GIVEN MATERIAL ::

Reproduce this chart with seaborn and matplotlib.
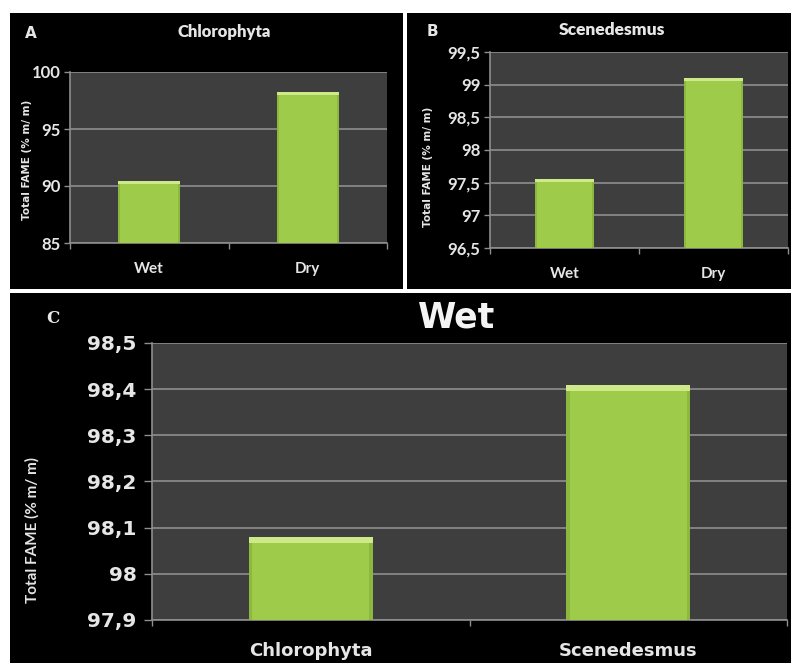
import matplotlib
matplotlib.use("Agg")
import matplotlib.pyplot as plt
from matplotlib.patches import Rectangle
import seaborn as sns
import pandas as pd

# ---- data -------------------------------------------------------------
moisture = ["Wet", "Dry"]
chlorophyta_fame = [90.45, 98.25]
scenedesmus_fame = [97.55, 99.10]

species = ["Chlorophyta", "Scenedesmus"]
wet_fame = [98.08, 98.41]

a_ticks = [85, 90, 95, 100]
a_ticklabels = ["85", "90", "95", "100"]
b_ticks = [96.5, 97.0, 97.5, 98.0, 98.5, 99.0, 99.5]
b_ticklabels = ["96,5", "97", "97,5", "98", "98,5", "99", "99,5"]
c_ticks = [97.9, 98.0, 98.1, 98.2, 98.3, 98.4, 98.5]
c_ticklabels = ["97,9", "98", "98,1", "98,2", "98,3", "98,4", "98,5"]

# ---- style ------------------------------------------------------------
sns.set_theme(style="dark")
W, H = 791, 663
PANEL_BG = "#000000"
PLOT_BG = "#3e3e3e"
GRID = "#8e8e8e"
BAR = "#9fcb4b"
BAR_TOP = "#cde98a"
BAR_SIDE = "#86b13a"
TEXT = "#e6e6e6"

fig = plt.figure(figsize=(W / 100, H / 100), dpi=100, facecolor="white")


def fx(px):
    return px / W


def fy(py):
    return 1 - py / H


def panel(x0, y0, x1, y1):
    fig.patches.append(Rectangle((fx(x0), fy(y1)), fx(x1 - x0), (y1 - y0) / H,
                                 transform=fig.transFigure, facecolor=PANEL_BG,
                                 edgecolor="none", zorder=-10))


def axes_px(x0, y0, x1, y1):
    ax = fig.add_axes([fx(x0), fy(y1), fx(x1 - x0), (y1 - y0) / H])
    ax.set_zorder(5)
    return ax


def bars(ax, cats, vals, ylim, ticks, ticklabels, ytick_font, xtick_font, bevel_px):
    df = pd.DataFrame({"cat": cats, "val": vals})
    sns.barplot(data=df, x="cat", y="val", ax=ax, color=BAR, width=0.39,
                saturation=1, edgecolor="none", zorder=3)
    ax.set_ylim(*ylim)
    ax.set_xlim(-0.5, len(cats) - 0.5)
    ax.set_facecolor(PLOT_BG)
    ax.set_xlabel("")
    ax.set_ylabel("")
    ax.set_yticks(ticks)
    ax.set_yticklabels(ticklabels, **ytick_font)
    ax.set_xticks(range(len(cats)))
    ax.set_xticklabels(cats, **xtick_font)
    ax.set_xticks([i - 0.5 for i in range(len(cats) + 1)], minor=True)
    ax.grid(axis="y", color=GRID, linewidth=1.2, zorder=1)
    ax.grid(axis="x", visible=False)
    for side in ("top", "right"):
        ax.spines[side].set_visible(False)
    for side in ("left", "bottom"):
        ax.spines[side].set_visible(True)
        ax.spines[side].set_color(GRID)
        ax.spines[side].set_linewidth(1.2)
    ax.tick_params(axis="y", which="major", left=True, length=4, width=1,
                   color=GRID, pad=3, labelcolor=TEXT)
    ax.tick_params(axis="x", which="major", bottom=False, labelcolor=TEXT, pad=8)
    ax.tick_params(axis="x", which="minor", bottom=True, length=4, width=1, color=GRID)
    # bevelled look on each bar: light top band and darker side strips
    bbox = ax.get_window_extent()
    dy = (ylim[1] - ylim[0]) * bevel_px / bbox.height
    dx = (len(cats)) * bevel_px / bbox.width
    for p in list(ax.patches):
        x, w, h = p.get_x(), p.get_width(), p.get_height()
        top = p.get_y() + h
        ax.add_patch(Rectangle((x, top - dy), w, dy, facecolor=BAR_TOP,
                               edgecolor="none", zorder=4))
        ax.add_patch(Rectangle((x, ylim[0]), dx * 0.6, top - dy - ylim[0],
                               facecolor=BAR_SIDE, edgecolor="none", zorder=4, alpha=0.7))
        ax.add_patch(Rectangle((x + w - dx * 0.6, ylim[0]), dx * 0.6, top - dy - ylim[0],
                               facecolor=BAR_SIDE, edgecolor="none", zorder=4, alpha=0.7))


# ---- panel backgrounds --------------------------------------------------
panel(10, 13, 403, 289)
panel(407, 13, 791, 289)
panel(10, 293, 791, 663)

small_tick = dict(fontfamily="Lato", fontweight="bold", fontsize=12, color=TEXT)
small_x = dict(fontfamily="Lato", fontweight="bold", fontsize=11, color=TEXT)

# ---- A: Chlorophyta -----------------------------------------------------
ax_a = axes_px(70, 72, 387, 243)
bars(ax_a, moisture, chlorophyta_fame, (85, 100), a_ticks, a_ticklabels,
     small_tick, small_x, 3)
fig.text(fx(31), fy(33), "A", fontfamily="DejaVu Sans", fontweight="bold",
         fontsize=11, color=TEXT, ha="center", va="center")
fig.text(fx(224), fy(32), "Chlorophyta", fontfamily="Lato", fontweight="heavy",
         fontsize=12, color=TEXT, ha="center", va="center")
fig.text(fx(27), fy(160), "Total FAME (% m/ m)", fontfamily="DejaVu Sans",
         fontweight="bold", fontsize=7.5, color=TEXT, rotation=90,
         ha="center", va="center")

# ---- B: Scenedesmus -----------------------------------------------------
ax_b = axes_px(490, 52, 788, 248)
bars(ax_b, moisture, scenedesmus_fame, (96.5, 99.5), b_ticks, b_ticklabels,
     small_tick, small_x, 3)
fig.text(fx(432), fy(31), "B", fontfamily="DejaVu Sans", fontweight="bold",
         fontsize=11, color=TEXT, ha="center", va="center")
fig.text(fx(612), fy(30), "Scenedesmus", fontfamily="Lato", fontweight="heavy",
         fontsize=12.5, color=TEXT, ha="center", va="center")
fig.text(fx(428), fy(167), "Total FAME (% m/ m)", fontfamily="DejaVu Sans",
         fontweight="bold", fontsize=7.5, color=TEXT, rotation=90,
         ha="center", va="center")

# ---- C: wet biomass comparison -------------------------------------------
big_tick = dict(fontfamily="DejaVu Sans", fontweight="bold", fontsize=14.5, color=TEXT)
big_x = dict(fontfamily="DejaVu Sans", fontweight="bold", fontsize=13, color="#d8d8d8")
ax_c = axes_px(152, 343, 787, 620)
bars(ax_c, species, wet_fame, (97.9, 98.5), c_ticks, c_ticklabels,
     big_tick, big_x, 6)
ax_c.tick_params(axis="y", which="major", length=6, pad=5)
ax_c.tick_params(axis="x", which="major", pad=10)
fig.text(fx(53), fy(318), "C", fontfamily="DejaVu Serif", fontweight="bold",
         fontsize=12, color=TEXT, ha="center", va="center")
fig.text(fx(457), fy(317), "Wet", fontfamily="DejaVu Sans", fontweight="bold",
         fontsize=25, color="#f4f4f4", ha="center", va="center")
fig.text(fx(32), fy(530), "Total FAME (% m/ m)", fontfamily="Lato",
         fontweight="bold", fontsize=11, color=TEXT, rotation=90,
         ha="center", va="center")

fig.savefig("out.png", dpi=100, facecolor="white")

STATED EXERCISE :: Where a line above includes "seaborn", copy that line.

RESULT FOR THIS TASK ::
Reproduce this chart with seaborn and matplotlib.
import seaborn as sns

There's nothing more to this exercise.